Participants cited main reasons for bad business to be closed borders. The survey found out that despite there being some recovery from December 2020, stalling requests have persisted since January 2021 with clients waiting for a more stable situation before booking.
This is the exact situation facing travel agents in Kenya with the biggest hinderance being border closures. The travel agents experienced business shocks following UK’s decision to add Kenya to its red list and later issued a level 4 travel advisory against travel to Kenya. Kenya retaliated by imposing travel restriction for travellers originating from or transiting through the UK.
The US also moved to ban travel to Kenya following fears of the South African Covid-19 variant in Kenya spreading to the US. The latest in travel ban spree has been that between Kenya and India; all having catastrophic effects on travel agency businesses in Kenya.
The Skål International survey notes that the real game changer for the recovery of travel will be global immunisation by vaccination.
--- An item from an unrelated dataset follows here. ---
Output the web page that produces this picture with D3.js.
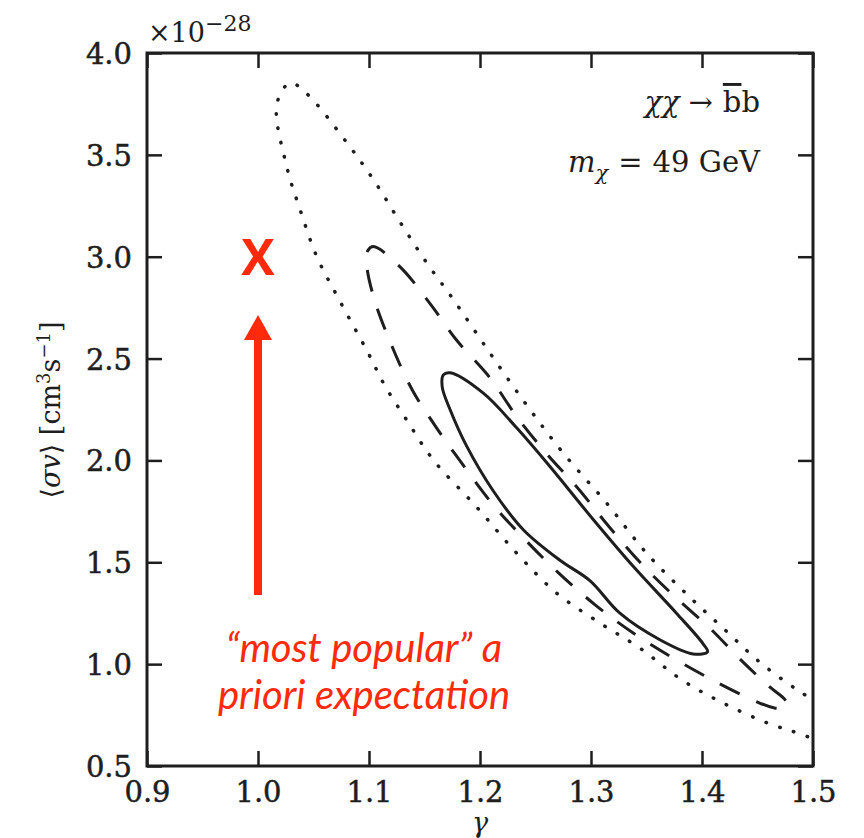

Kenya started her vaccination exercise beginning of March 2021 with priority given to essential workers and risk groups.
The Ministry of Tourism and Wildlife also launched a nationwide Covid-19 vaccination drive for frontline personnel in the Travel, Tourism and Hospitality sector which is currently in its first phase of roll out.
“Our industry, like many others who depend on mobility, is in a survival fight. Things might become better, if the pandemic situation is under control faster by speedy global vaccination execution. But might become worse, if vaccination is delayed in many countries or the virus is causing new problems,” read the Skål report in part.
This recommendation comes when countries like Kenya and India and the rest of Sub-Saharan Africa are facing severe vaccine shortages. In 16% of the participating countries in the Skål International survey, vaccination has not even started yet.
Here is what to note. The situation in India is not unique to India, it can happen to any country. Africa has been a ticking bomb for a scenario like that in India. Already India’s “double mutant” variant has been reported in Uganda. The sooner African countries ramp up immunization by vaccination, the sooner its industries will recover, especially the travel industry.
Now that the travel industry in Kenya has been given some reprieve following President Kenyatta’s directive to lift the ban on travel and lockdown of the “five counties” in Kenya, and the unsuspension of local flights, it is paramount that the general public, led by sector players, to observer the Covid-19 travel protocols set in place for the purposes of safeguarding the economy against another lockdown.